◆ DIRECTIONS: Search the listing below for the string "React" and show each line that contains it.

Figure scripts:
=======
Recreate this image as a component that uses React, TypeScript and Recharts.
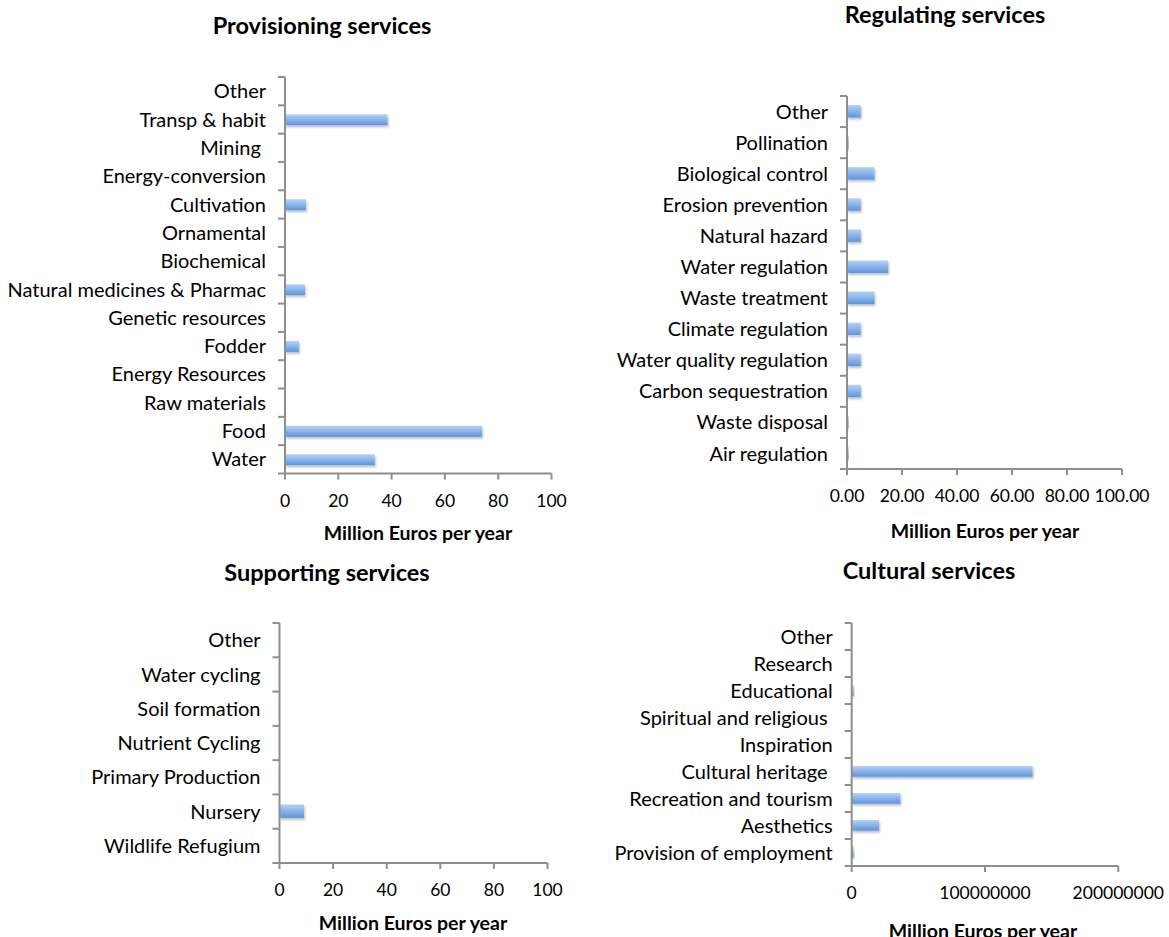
import React from 'react';
import { BarChart, Bar, XAxis, YAxis } from 'recharts';

// categories are listed top to bottom, as in the figure
const provisioningCategories = [
  'Other', 'Transp & habit', 'Mining\u00a0', 'Energy-conversion', 'Cultivation', 'Ornamental', 'Biochemical',
  'Natural medicines & Pharmac', 'Genetic resources', 'Fodder', 'Energy Resources', 'Raw materials', 'Food', 'Water',
];
const provisioningValues = [0, 38.5, 0, 0, 7.9, 0, 0, 7.5, 0, 5.2, 0, 0, 74, 33.7];

const regulatingCategories = [
  'Other', 'Pollination', 'Biological control', 'Erosion prevention', 'Natural hazard', 'Water regulation',
  'Waste treatment', 'Climate regulation', 'Water quality regulation', 'Carbon sequestration', 'Waste disposal',
  'Air regulation',
];
const regulatingValues = [5, 0.6, 10, 5, 5, 15, 10, 5, 5, 5, 0.6, 0.6];

const supportingCategories = [
  'Other', 'Water cycling', 'Soil formation', 'Nutrient Cycling', 'Primary Production', 'Nursery', 'Wildlife Refugium',
];
const supportingValues = [0, 0, 0, 0, 0, 9.2, 0];

const culturalCategories = [
  'Other', 'Research', 'Educational', 'Spiritual and religious\u00a0', 'Inspiration', 'Cultural heritage\u00a0',
  'Recreation and tourism', 'Aesthetics', 'Provision of employment',
];
const culturalValues = [0, 0, 1500000, 0, 0, 135700000, 36500000, 20500000, 1500000];

const euroTicks = [0, 20, 40, 60, 80, 100];
const culturalTicks = [0, 100000000, 200000000];

const AXIS = '#8e8e8e';
const FONT = 'Lato, "Open Sans", sans-serif';

type Rect = { left: number; top: number; right: number; bottom: number };
type Box = { left: number; top: number; width: number; height: number };

type PanelProps = {
  id: string;
  title: string;
  categories: string[];
  values: number[];
  ticks: number[];
  formatTick: (v: number) => string;
  box: Box;
  plot: Rect;
  barSize: number;
  titleAt: [number, number];
  labelAt: [number, number];
};

// category label plus the Excel-style tick marks between categories
function CategoryTick(props: any) {
  const { x, y, payload, index, band, axisX } = props;
  const half = band / 2;
  return (
    <g>
      <text x={x} y={y} dy="0.355em" textAnchor="end" fill="#000" fontSize={20} fontFamily={FONT}>
        {payload.value}
      </text>
      <line x1={axisX - 7} x2={axisX} y1={y + half} y2={y + half} stroke={AXIS} strokeWidth={2} />
      {index === 0 && (
        <line x1={axisX - 7} x2={axisX} y1={y - half} y2={y - half} stroke={AXIS} strokeWidth={2} />
      )}
    </g>
  );
}

function Panel({ id, title, categories, values, ticks, formatTick, box, plot, barSize, titleAt, labelAt }: PanelProps) {
  const data = categories.map((name, i) => ({ name, value: values[i] }));
  const band = (plot.bottom - plot.top) / categories.length;
  const xAxisHeight = 40;
  const margin = {
    top: plot.top - box.top,
    right: box.left + box.width - plot.right,
    bottom: box.top + box.height - plot.bottom - xAxisHeight,
    left: 0,
  };

  return (
    <>
      <div
        style={{
          position: 'absolute', left: titleAt[0], top: titleAt[1], transform: 'translate(-50%, -50%)',
          fontWeight: 700, fontSize: 23.5, whiteSpace: 'nowrap', color: '#000',
        }}
      >
        {title}
      </div>
      <div style={{ position: 'absolute', left: box.left, top: box.top }}>
        <BarChart width={box.width} height={box.height} data={data} layout="vertical" margin={margin}>
          <defs>
            <linearGradient id={`grad-${id}`} x1="0" y1="0" x2="0" y2="1">
              <stop offset="0%" stopColor="#b7d1f3" />
              <stop offset="45%" stopColor="#8db7ec" />
              <stop offset="100%" stopColor="#5c95de" />
            </linearGradient>
            <filter id={`shadow-${id}`} x="-10%" y="-30%" width="130%" height="180%">
              <feDropShadow dx="1" dy="2" stdDeviation="1" floodColor="#000" floodOpacity="0.25" />
            </filter>
          </defs>
          <YAxis
            type="category"
            dataKey="name"
            width={plot.left - box.left}
            axisLine={{ stroke: AXIS, strokeWidth: 2 }}
            tickLine={false}
            tickSize={8}
            tickMargin={11}
            interval={0}
            tick={(p: any) => <CategoryTick {...p} band={band} axisX={plot.left - box.left} />}
          />
          <XAxis
            type="number"
            domain={[ticks[0], ticks[ticks.length - 1]]}
            ticks={ticks}
            interval={0}
            height={xAxisHeight}
            tickFormatter={formatTick}
            tickSize={6}
            tickMargin={15}
            axisLine={{ stroke: AXIS, strokeWidth: 2 }}
            tickLine={{ stroke: AXIS, strokeWidth: 2 }}
            tick={{ fill: '#000', fontSize: 17.5, fontFamily: FONT }}
          />
          <Bar
            dataKey="value"
            barSize={barSize}
            fill={`url(#grad-${id})`}
            filter={`url(#shadow-${id})`}
            isAnimationActive={false}
          />
        </BarChart>
      </div>
      <div
        style={{
          position: 'absolute', left: labelAt[0], top: labelAt[1], transform: 'translate(-50%, -50%)',
          fontWeight: 700, fontSize: 19.5, whiteSpace: 'nowrap', color: '#000',
        }}
      >
        Million Euros per year
      </div>
    </>
  );
}

export default function App() {
  const plain = (v: number) => String(v);
  const twoDp = (v: number) => v.toFixed(2);
  return (
    <div
      style={{
        position: 'absolute', left: 0, top: 0, width: 1169, height: 937, background: '#fff',
        fontFamily: FONT, overflow: 'hidden',
      }}
    >
      <Panel
        id="prov"
        title="Provisioning services"
        categories={provisioningCategories}
        values={provisioningValues}
        ticks={euroTicks}
        formatTick={plain}
        box={{ left: 0, top: 60, width: 570, height: 470 }}
        plot={{ left: 285, top: 77, right: 551.5, bottom: 473.5 }}
        barSize={11}
        titleAt={[322, 25]}
        labelAt={[418, 532]}
      />
      <Panel
        id="reg"
        title="Regulating services"
        categories={regulatingCategories}
        values={regulatingValues}
        ticks={euroTicks}
        formatTick={twoDp}
        box={{ left: 570, top: 80, width: 590, height: 440 }}
        plot={{ left: 847, top: 96, right: 1122, bottom: 469 }}
        barSize={12.5}
        titleAt={[945, 14]}
        labelAt={[985, 530]}
      />
      <Panel
        id="sup"
        title="Supporting services"
        categories={supportingCategories}
        values={supportingValues}
        ticks={euroTicks}
        formatTick={plain}
        box={{ left: 0, top: 600, width: 570, height: 310 }}
        plot={{ left: 279.5, top: 623, right: 547.5, bottom: 863 }}
        barSize={13.5}
        titleAt={[327, 572]}
        labelAt={[413, 922]}
      />
      <Panel
        id="cul"
        title="Cultural services"
        categories={culturalCategories}
        values={culturalValues}
        ticks={culturalTicks}
        formatTick={plain}
        box={{ left: 570, top: 600, width: 599, height: 310 }}
        plot={{ left: 851.7, top: 623, right: 1118.3, bottom: 866 }}
        barSize={10.7}
        titleAt={[929, 570]}
        labelAt={[983, 930]}
      />
    </div>
  );
}
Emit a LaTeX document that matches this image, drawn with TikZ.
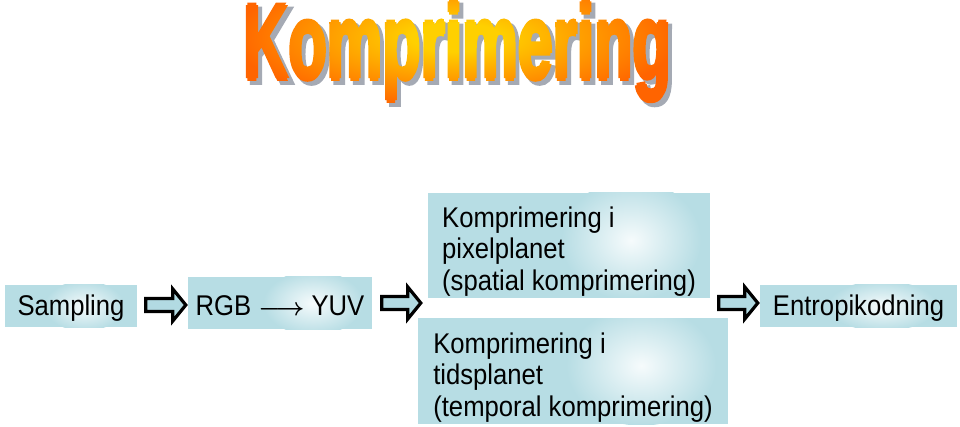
\documentclass[tikz,border=0pt]{standalone}
\usepackage{fontspec}
\setmainfont{Liberation Sans}
\newfontfamily\boxfont{Liberation Sans}[FakeStretch=0.9]
\newfontfamily\titlefont{Liberation Sans}
\newfontfamily\shadowfont{Liberation Sans}[BoldFeatures={FakeBold=5}]
\usetikzlibrary{calc}
\definecolor{boxblue}{RGB}{183,221,228}
\definecolor{hlcol}{RGB}{246,251,252}
\definecolor{arrfill}{RGB}{178,218,226}
\definecolor{ttlin}{RGB}{255,208,0}
\definecolor{ttlout}{RGB}{255,100,0}
\definecolor{ttlshadow}{RGB}{165,170,180}
\pgfdeclareradialshading{ttlshade}{\pgfpoint{0bp}{0bp}}{color(0bp)=(ttlin); color(5bp)=(ttlin); color(25bp)=(ttlout); color(50bp)=(ttlout)}
\newcommand\ttlraw{{\fontsize{106}{110}\titlefont\bfseries Komprimering}}
\newcommand\ttlcopy[2]{\rlap{\kern#1\raisebox{#2}{\ttlraw}}}
\tikzset{
  glowbox/.style n args={4}{fill=boxblue, draw=none, inner sep=0pt,
    font=\boxfont\fontsize{28.5}{31.5}\selectfont,
    path picture={
      \coordinate (gx) at ($(path picture bounding box.north west)!#1!(path picture bounding box.north east)$);
      \coordinate (gy) at ($(path picture bounding box.north west)!#2!(path picture bounding box.south west)$);
      \shade[inner color=hlcol, outer color=boxblue] (gx |- gy) circle[x radius=#3, y radius=#4];
    }},
  blockarrow/.style={draw=black, fill=arrfill, line width=3.2pt, line join=miter},
  titlepart/.style={inner sep=0pt},
}
\newcommand\blockarr[2]{%
  \draw[blockarrow] let \p1=(#1), \p2=(#2) in
    ({\x1+1.5pt},{\y1+6.5pt}) -- ({\x2-15pt},{\y1+6.5pt}) -- ({\x2-15pt},{\y1+16pt}) --
    ({\x2-2pt},\y1) -- ({\x2-15pt},{\y1-16pt}) -- ({\x2-15pt},{\y1-6.5pt}) --
    ({\x1+1.5pt},{\y1-6.5pt}) -- cycle;}
\begin{document}
\begin{tikzpicture}[x=1pt,y=-1pt]
  \useasboundingbox (0,0) rectangle (960,427);
  \fill[white] (0,0) rectangle (960,427);
  % title: grey shadow, then the letters used as a clip for a radial shading
  \node[titlepart, text=ttlshadow] (tshadow) at (461,55)
    {\scalebox{0.59}[1]{\fontsize{106}{110}\shadowfont\bfseries Komprimering}};
  \node[titlepart] (title) at (457,51) {\scalebox{0.59}[1]{%
    \special{pdf:literal direct q 7 Tr}%
    \ttlcopy{2.7pt}{0pt}\ttlcopy{-2.7pt}{0pt}\ttlcopy{0pt}{2.6pt}\ttlcopy{0pt}{-2.6pt}%
    \ttlraw
    \special{pdf:literal direct 0 Tr}%
    \begin{tikzpicture}[overlay]
      \shade[shading=ttlshade] (-740pt,-30pt) rectangle (12pt,112pt);
    \end{tikzpicture}%
    \special{pdf:literal direct Q}}};
  % boxes
  \node[glowbox={0.6}{0.5}{40}{25}, minimum width=132, minimum height=42, text height=20pt, text depth=0pt] (samp) at (71,306) {Sampling};
  \node[glowbox={0.68}{0.5}{50}{32}, minimum width=184, minimum height=52, text height=26pt, text depth=0pt] (rgb) at (280,303)
    {RGB {\boldmath$\longrightarrow$} YUV};
  \node[glowbox={0.72}{0.45}{70}{60}, minimum width=282, minimum height=105, align=left] (spat) at (569,245.5)
    {\rule{0pt}{32pt}Komprimering i\\pixelplanet\\(spatial komprimering)};
  \node[glowbox={0.72}{0.45}{75}{60}, minimum width=310, minimum height=106, align=left] (temp) at (573,371)
    {\rule{0pt}{33pt}Komprimering i\\tidsplanet\\(temporal komprimering)};
  \node[glowbox={0.62}{0.5}{55}{25}, minimum width=197, minimum height=42, text height=20pt, text depth=0pt] (ent) at (858.5,306) {Entropikodning};
  % arrows
  \coordinate (a1s) at ($(samp.east)+(7,-1)$);
  \coordinate (a1e) at (rgb.west);
  \coordinate (a2s) at ($(rgb.east)+(8,0)$);
  \coordinate (a2e) at ($(spat.west |- rgb.east)+(-5,0)$);
  \coordinate (a3s) at ($(temp.east |- rgb.east)+(-11,0)$);
  \coordinate (a3e) at (ent.west);
  \blockarr{a1s}{a1e}
  \blockarr{a2s}{a2e}
  \blockarr{a3s}{a3e}
\end{tikzpicture}
\end{document}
=======
◆ WRITTEN RESPONSE:
Recreate this image as a component that uses React, TypeScript and Recharts.
import React from 'react';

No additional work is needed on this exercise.